秋の楽しみ「ひやおろし」をさらに楽しむには?
秋、お楽しみの「ひやおろし」の季節です。今回は日本酒と発酵フレンチのお店「SAKE Scene〼福」を経営する、簗塲友何里(やなば ゆかり)さんの「ひやおろしをさらに熟成させる」お話です。
落ち着いた秋の楽しみ「ひやおろし」
外気と貯蔵庫の温度が同じくらいになった秋に、出荷される日本酒を「ひやおろし」と言います。春に造りを終え、火入れをして夏を越す。半年ほど蔵で熟成した日本酒です。
ひやおろしを更に熟成させてみましょう
私が経営するフランス料理と日本酒のレストランSAKE Scene〼福でもお客様に時々聞かれるのは、どのような日本酒が熟成やお燗に向いているのかという事。まさに、ひやおろしは、熟成に向いた酒質のものが多いです。

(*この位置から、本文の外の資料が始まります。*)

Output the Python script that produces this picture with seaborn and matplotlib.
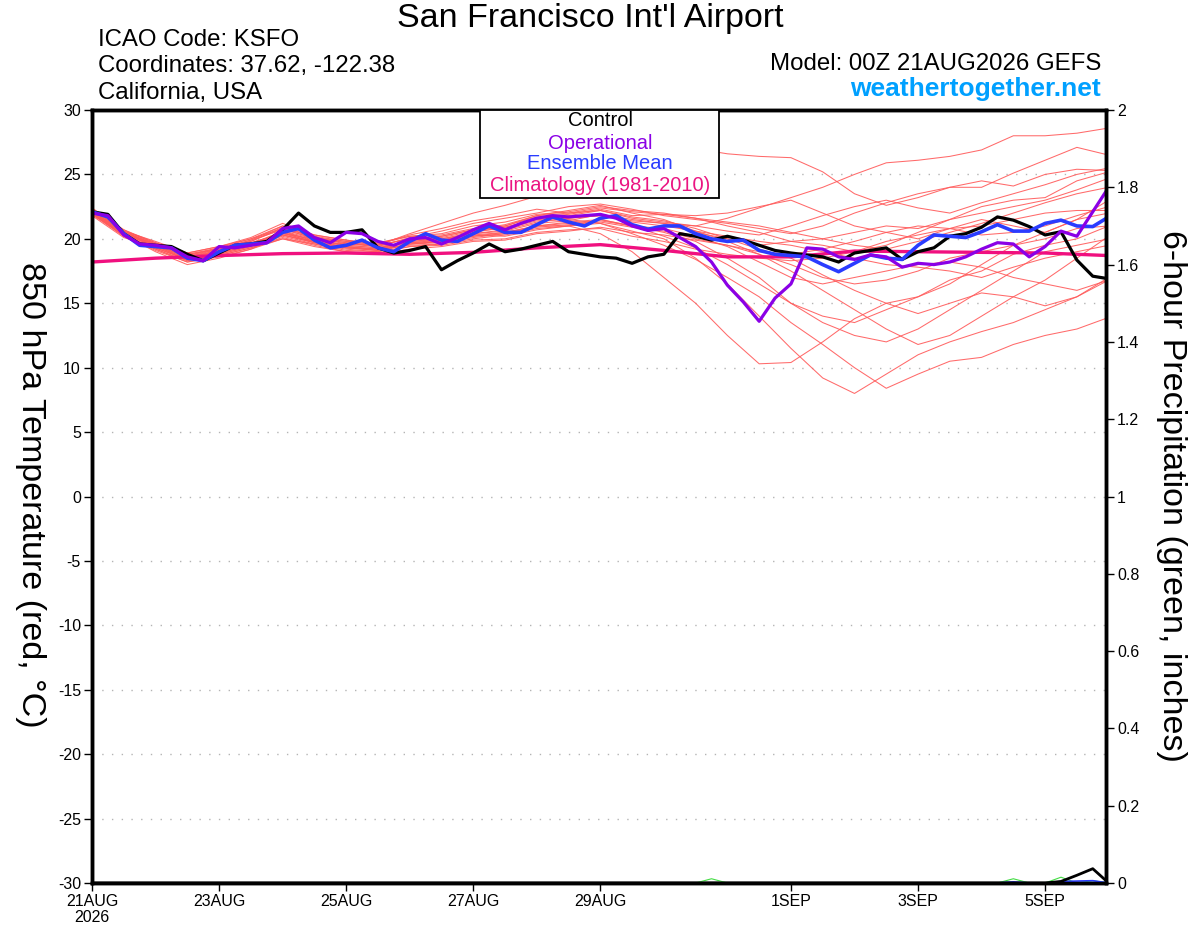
import numpy as np
import pandas as pd
import seaborn as sns
import matplotlib.pyplot as plt
from matplotlib.patches import Rectangle

# ---- data (hours since 00Z 21AUG2026) ----
hours6 = list(range(0, 385, 6))     # 65 steps, 6-hourly
hours12 = list(range(0, 385, 12))   # 33 steps, 12-hourly
clim_hours = list(range(0, 385, 24))

control = [22.1, 21.9, 20.4, 19.6, 19.5, 19.4, 18.8, 18.3, 18.9, 19.5, 19.6, 19.8, 20.7,
           22.0, 21.0, 20.5, 20.5, 20.7, 19.3, 18.9, 19.1, 19.4, 17.6, 18.3, 18.9, 19.6,
           19.0, 19.2, 19.5, 19.8, 19.0, 18.8, 18.6, 18.5, 18.1, 18.6, 18.8, 20.4, 20.2,
           19.9, 20.2, 19.9, 19.5, 19.1, 18.9, 18.75, 18.6, 18.2, 18.9, 19.1, 19.3, 18.4,
           19.0, 19.3, 20.2, 20.4, 20.9, 21.7, 21.45, 20.95, 20.3, 20.55, 18.35, 17.1, 16.9]

operational = [22.0, 21.8, 20.3, 19.6, 19.5, 19.3, 18.6, 18.3, 19.4, 19.3, 19.5, 19.7, 20.8,
               21.0, 20.1, 19.7, 20.5, 20.4, 19.8, 19.5, 20.0, 20.1, 19.6, 20.1, 20.7, 21.2,
               20.7, 21.2, 21.6, 21.8, 21.7, 21.8, 21.9, 21.6, 21.0, 20.65, 20.8, 20.1, 19.4,
               18.2, 16.4, 15.1, 13.6, 15.4, 16.5, 19.3, 19.2, 18.6, 18.4, 18.75, 18.6, 17.8,
               18.1, 18.0, 18.2, 18.6, 19.2, 19.7, 19.6, 18.6, 19.4, 20.6, 20.2, 22.1, 24.0]

ens_mean = [22.1, 21.7, 20.4, 19.5, 19.4, 19.3, 18.5, 18.3, 19.0, 19.5, 19.6, 19.7, 20.5,
            20.8, 19.9, 19.3, 19.5, 19.9, 19.3, 19.0, 19.8, 20.4, 19.9, 19.8, 20.4, 21.0,
            20.5, 20.5, 21.1, 21.7, 21.3, 21.0, 21.6, 21.8, 21.1, 20.75, 21.0, 21.0, 20.4,
            20.0, 19.8, 19.9, 19.1, 18.8, 18.7, 18.6, 18.0, 17.45, 18.1, 18.75, 18.5, 18.4,
            19.5, 20.3, 20.2, 20.1, 20.55, 21.1, 20.6, 20.6, 21.2, 21.45, 21.0, 20.95, 21.7]

climatology = [18.2, 18.5, 18.7, 18.85, 18.9, 18.8, 18.95, 19.3, 19.55, 19.1, 18.6, 18.6,
               19.05, 19.0, 18.95, 18.9, 18.7]

# ensemble members, 12-hourly
members = [
    [22.3, 20.6, 19.8, 18.9, 19.4, 20.1, 21.2, 20.3, 19.9, 19.6, 20.3, 20.8, 21.4, 21.8, 22.3, 22.0, 22.2,
     21.6, 21.3, 21.0, 21.6, 22.4, 23.2, 24.0, 25.0, 25.9, 26.1, 26.4, 26.9, 28.0, 28.0, 28.2, 28.6],
    [22.0, 20.3, 19.5, 18.6, 19.2, 19.9, 21.0, 20.1, 19.8, 19.5, 20.4, 21.2, 22.0, 22.6, 23.3, 24.2, 25.1,
     26.0, 26.9, 27.0, 26.6, 26.4, 26.3, 25.2, 23.5, 22.6, 23.2, 24.0, 24.5, 24.1, 25.0, 25.4, 25.3],
    [21.9, 20.5, 19.3, 18.4, 18.8, 19.4, 20.6, 19.8, 19.6, 19.4, 20.1, 20.6, 21.2, 21.6, 22.0, 22.5, 22.7,
     22.3, 21.8, 21.5, 21.2, 20.8, 20.4, 21.0, 22.0, 22.8, 23.5, 24.0, 24.0, 25.1, 26.1, 27.1, 26.5],
    [22.2, 20.4, 19.5, 18.3, 18.9, 19.5, 20.2, 19.6, 19.1, 19.0, 19.6, 19.8, 20.6, 21.0, 21.8, 22.2, 22.6,
     22.0, 21.5, 20.6, 19.8, 18.8, 17.5, 16.0, 14.5, 13.0, 11.8, 12.5, 14.0, 15.5, 16.8, 18.5, 20.2],
    [22.0, 20.2, 19.2, 18.2, 18.7, 19.3, 20.0, 19.6, 19.2, 19.0, 19.4, 19.6, 20.0, 20.3, 20.8, 21.0, 21.2,
     20.6, 20.0, 18.5, 16.5, 14.0, 11.5, 9.2, 8.0, 9.5, 11.0, 12.0, 12.8, 13.5, 14.5, 15.5, 17.0],
    [22.1, 20.3, 19.0, 18.0, 18.5, 19.2, 20.3, 19.8, 19.3, 19.1, 19.9, 20.1, 20.6, 20.8, 21.4, 21.5, 21.2,
     20.4, 19.5, 18.4, 17.0, 15.5, 13.5, 11.8, 10.0, 8.4, 9.5, 10.5, 10.8, 11.8, 12.5, 13.0, 13.9],
    [22.4, 20.7, 19.6, 18.7, 19.3, 19.8, 20.8, 20.0, 19.7, 19.4, 19.7, 19.8, 20.2, 20.5, 21.0, 21.0, 20.4,
     19.0, 17.0, 15.0, 12.5, 10.3, 10.4, 12.0, 13.8, 15.0, 15.5, 16.8, 17.5, 18.8, 19.5, 20.0, 21.0],
    [22.0, 20.5, 19.5, 18.6, 19.1, 19.7, 20.4, 20.0, 19.4, 19.2, 19.5, 19.6, 20.3, 20.2, 20.7, 21.0, 21.5,
     21.0, 20.5, 19.8, 18.5, 17.0, 15.0, 13.5, 12.5, 12.0, 13.0, 14.5, 16.0, 17.5, 19.0, 19.5, 20.0],
    [21.8, 20.1, 19.3, 18.4, 18.9, 19.5, 20.5, 19.7, 19.3, 19.2, 19.9, 20.0, 20.5, 20.9, 21.5, 21.8, 22.2,
     21.7, 21.4, 20.8, 20.0, 19.2, 18.5, 17.2, 16.0, 15.0, 14.2, 15.0, 15.8, 15.5, 14.8, 15.5, 16.8],
    [22.2, 20.5, 19.6, 18.8, 19.3, 20.0, 20.8, 20.2, 19.8, 19.7, 20.2, 20.3, 20.8, 21.0, 21.7, 21.9, 22.3,
     21.8, 21.9, 21.6, 21.0, 20.5, 19.8, 19.5, 19.0, 19.5, 20.5, 21.5, 22.0, 22.5, 23.0, 23.8, 24.7],
    [21.9, 20.3, 19.2, 18.3, 18.7, 19.3, 20.1, 19.5, 19.0, 18.9, 19.4, 19.5, 19.9, 20.0, 20.5, 20.7, 20.8,
     20.2, 19.8, 19.2, 18.8, 18.5, 18.3, 18.5, 19.0, 19.8, 20.3, 20.8, 21.0, 21.5, 22.0, 22.2, 22.2],
    [22.3, 20.6, 19.7, 18.8, 19.2, 19.8, 20.9, 20.1, 19.6, 19.5, 20.0, 20.2, 20.7, 21.1, 21.8, 22.0, 22.4,
     22.1, 21.9, 21.8, 22.0, 22.5, 23.0, 22.0, 21.0, 20.5, 20.0, 20.8, 21.5, 21.0, 20.5, 21.5, 23.0],
    [22.0, 20.4, 19.4, 18.5, 18.8, 19.4, 20.3, 19.7, 19.4, 19.1, 19.6, 19.7, 20.1, 20.4, 20.9, 21.1, 21.3,
     20.9, 20.6, 20.0, 19.5, 18.8, 18.0, 17.0, 16.5, 16.8, 17.5, 18.5, 19.0, 19.5, 20.0, 20.8, 21.0],
    [22.1, 20.6, 19.5, 18.6, 19.0, 19.6, 20.6, 20.0, 19.5, 19.3, 19.8, 20.0, 20.4, 20.6, 21.2, 21.4, 21.9,
     21.5, 21.2, 20.5, 20.0, 19.5, 19.8, 20.0, 20.5, 21.0, 20.8, 21.5, 22.5, 23.0, 23.2, 24.5, 25.2],
    [22.2, 20.3, 19.3, 18.4, 19.0, 19.7, 20.4, 19.8, 19.4, 19.2, 19.7, 19.9, 20.3, 20.5, 21.0, 21.2, 21.4,
     21.0, 20.8, 20.2, 19.4, 18.2, 17.0, 16.5, 17.0, 17.5, 18.0, 18.2, 17.8, 17.0, 16.5, 16.0, 16.8],
    [21.9, 20.2, 19.1, 18.2, 18.6, 19.2, 20.0, 19.4, 19.0, 18.8, 19.2, 19.4, 19.8, 19.9, 20.4, 20.6, 20.9,
     20.5, 20.3, 19.9, 19.5, 19.0, 18.8, 19.2, 19.8, 20.5, 21.0, 20.8, 20.3, 20.5, 21.0, 21.8, 22.5],
    [22.3, 20.7, 19.7, 18.9, 19.4, 20.0, 21.0, 20.3, 19.9, 19.6, 20.2, 20.4, 21.0, 21.3, 21.9, 22.1, 22.5,
     22.2, 22.0, 21.6, 21.3, 21.0, 20.5, 20.0, 19.5, 19.2, 19.8, 20.5, 21.2, 22.0, 22.8, 23.5, 24.0],
    [22.0, 20.4, 19.4, 18.5, 19.1, 19.6, 20.5, 19.9, 19.5, 19.3, 19.8, 19.9, 20.4, 20.7, 21.3, 21.6, 21.8,
     21.3, 21.0, 20.6, 20.2, 19.8, 19.5, 19.0, 18.5, 18.0, 17.8, 17.5, 17.0, 17.8, 18.5, 19.0, 19.5],
    [22.1, 20.5, 19.5, 18.6, 18.9, 19.5, 20.3, 19.7, 19.3, 19.1, 19.6, 19.8, 20.2, 20.4, 21.0, 21.3, 21.5,
     21.0, 20.2, 19.3, 18.0, 16.5, 15.0, 14.0, 13.5, 14.5, 15.5, 16.5, 18.0, 19.5, 20.5, 21.5, 22.0],
    [22.2, 20.5, 19.6, 18.7, 19.2, 19.9, 20.7, 20.1, 19.7, 19.5, 20.0, 20.2, 20.7, 20.9, 21.5, 21.6, 21.8,
     21.4, 21.2, 21.0, 20.6, 20.3, 21.0, 21.8, 22.5, 23.0, 22.4, 22.0, 22.8, 23.5, 24.2, 25.0, 25.5],
]

# 6-hour precipitation (inches): only the non-zero steps, as (hour, value)
control_rain = [(366, 0.004), (372, 0.02), (378, 0.037)]
mean_rain = [(348, 0.003), (366, 0.004), (372, 0.005), (378, 0.006)]
member_rain = [
    [(234, 0.011)],
    [(348, 0.011), (366, 0.015)],
    [(378, 0.006)],
]

tick_hours = [0, 48, 96, 144, 192, 264, 312, 360]
tick_labels = ['21AUG\n2026', '23AUG', '25AUG', '27AUG', '29AUG', '1SEP', '3SEP', '5SEP']


def rain_series(events):
    vals = dict(events)
    return [vals.get(h, 0.0) for h in hours6]


sns.set_style("white")
plt.rcParams['font.family'] = ['Liberation Sans', 'DejaVu Sans']
for k in ['text.color', 'axes.labelcolor', 'xtick.color', 'ytick.color']:
    plt.rcParams[k] = 'black'

fig = plt.figure(figsize=(12, 9.27), dpi=100)
ax = fig.add_axes([92 / 1200, 1 - 883 / 927, 1014 / 1200, 773 / 927])

# ensemble members
mem_df = pd.DataFrame([
    {'hour': h, 'temp': v, 'member': i}
    for i, m in enumerate(members) for h, v in zip(hours12, m)
])
sns.lineplot(data=mem_df, x='hour', y='temp', units='member', estimator=None,
             color='#ff5a5a', lw=0.75, alpha=0.9, ax=ax, legend=False)

sns.lineplot(x=clim_hours, y=climatology, color='#f0107f', lw=2.4, ax=ax)
sns.lineplot(x=hours6, y=control, color='black', lw=2.3, ax=ax)
sns.lineplot(x=hours6, y=ens_mean, color='#2a3cff', lw=2.6, ax=ax)
sns.lineplot(x=hours6, y=operational, color='#8a00e6', lw=2.3, ax=ax)

ax.set_xlim(0, 383)
ax.set_ylim(-30, 30)
ax.set_yticks(range(-30, 31, 5))
ax.set_yticklabels([str(v) for v in range(-30, 31, 5)])
ax.set_xticks(tick_hours)
ax.set_xticklabels(tick_labels, linespacing=1.05)
for lbl in ax.get_xticklabels():
    lbl.set_multialignment('center')
for v in range(-25, 30, 5):
    ax.axhline(v, color='#b4b4b4', lw=1.0, ls=(0, (1, 6)), zorder=0)
ax.set_xlabel('')
ax.set_ylabel('')
ax.tick_params(axis='both', direction='out', length=6, width=1, labelsize=11.5,
               color='black', left=True, bottom=True, pad=2)
for s in ax.spines.values():
    s.set_linewidth(2.5)
    s.set_color('black')

# precipitation on the right axis
ax2 = ax.twinx()
for ev in member_rain:
    sns.lineplot(x=hours6, y=rain_series(ev), color='#44dd44', lw=0.8, ax=ax2)
sns.lineplot(x=hours6, y=rain_series(mean_rain), color='#2a3cff', lw=1.2, ax=ax2)
sns.lineplot(x=hours6, y=rain_series(control_rain), color='black', lw=2.0, ax=ax2)
ax2.set_ylim(0, 2)
rt = [0, 0.2, 0.4, 0.6, 0.8, 1.0, 1.2, 1.4, 1.6, 1.8, 2.0]
ax2.set_yticks(rt)
ax2.set_yticklabels(['%g' % v for v in rt])
ax2.tick_params(axis='y', direction='out', length=6, width=1, labelsize=11.5, right=True, pad=2)
ax2.set_ylabel('')
for s in ax2.spines.values():
    s.set_linewidth(2.5)
    s.set_color('black')

# axis titles, both read top to bottom
fig.text(30 / 1200, 1 - 495 / 927, '850 hPa Temperature (red, \u00b0C)', fontsize=24.5,
         rotation=270, ha='center', va='center')
fig.text(1172 / 1200, 1 - 496 / 927, '6-hour Precipitation (green, inches)', fontsize=24.5,
         rotation=270, ha='center', va='center')

# legend box
ax2.add_patch(Rectangle((0.3826, 0.886), 0.2357, 0.114, transform=ax2.transAxes,
                        facecolor='white', edgecolor='black', lw=1.3, zorder=10, clip_on=False))
legend_rows = [('Control', 'black', 0.9858), ('Operational', '#8a00e6', 0.9573),
               ('Ensemble Mean', '#2a3cff', 0.9302), ('Climatology (1981-2010)', '#eb1482', 0.9017)]
for txt, col, yy in legend_rows:
    ax2.text(0.501, yy, txt, color=col, fontsize=14.5, ha='center', va='center',
             transform=ax2.transAxes, zorder=11)

# header texts
fig.text(590 / 1200, 1 - 18 / 927, "San Francisco Int'l Airport", fontsize=24.5,
         ha='center', va='center')
fig.text(98 / 1200, 1 - 40 / 927, 'ICAO Code: KSFO', fontsize=17.3, ha='left', va='center')
fig.text(98 / 1200, 1 - 66 / 927, 'Coordinates: 37.62, -122.38', fontsize=17.3, ha='left', va='center')
fig.text(98 / 1200, 1 - 93 / 927, 'California, USA', fontsize=17.3, ha='left', va='center')
fig.text(1101 / 1200, 1 - 64 / 927, 'Model: 00Z 21AUG2026 GEFS', fontsize=17.3, ha='right', va='center')
fig.text(1101 / 1200, 1 - 89 / 927, 'weathertogether.net', fontsize=19, fontweight='bold',
         color='#00a0ff', ha='right', va='center')

fig.savefig('out.png', dpi=100, facecolor='white')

ひやおろしは、すでに半年蔵で寝かせていますし、早飲みしなくても大丈夫。ということで、旨味のしっかりとした、優しく丸い味わいの秋の日本酒、ひやおろしを、さらに寝かせてみるのはいかがでしょうか。さらに熟成させることで、深い出汁のような旨味が感じられるようになりますよ。
ひやおろし製造年度別飲み比べ
今年の秋桜は、優しい丸みを帯びた味わいで、綺麗に切れていく儚げだけど凛とした気品を感じる味わいです。冷酒、常温も良いですが、ぬる燗で味わうのが最高です。
ちょうど手元に、2017年に仕込まれた同じ秋桜があり、これは飲み比べてみようと満を持して開けました。ちょうど2年熟成したものです。さて、飲んでみると……
ひやおろしとして出荷されたばかりの頃の面影を残しつつ、ほど良い熟成感が、ひと味違う世界を見せてくれます。ぬる燗向きのお酒から、熱燗向きの日本酒に変身しました。ゆっくりと徐々に温めると、ふんわりと味わいが開いてきます。
日本酒を熟成させる楽しみ
長年にわたり、ゆっくりと確実に熟成し、色も褐色に変化して、お客様に飲まれる時を待っています。じっくり寝かせると味わいは椎茸の出汁のように変化して来ます。特にお燗をすると、深い出汁のような香りがして、熟成による日本酒の変化の可能性に驚きます。
日本酒の熟成には、光と温度変化が大敵。暗くて温度変化の少ない場所で保管しましょう。冷蔵庫で熟成させるのが一般的です。
旨味を味わう秋へ
※記事の情報は2020年9月15日時点のものです。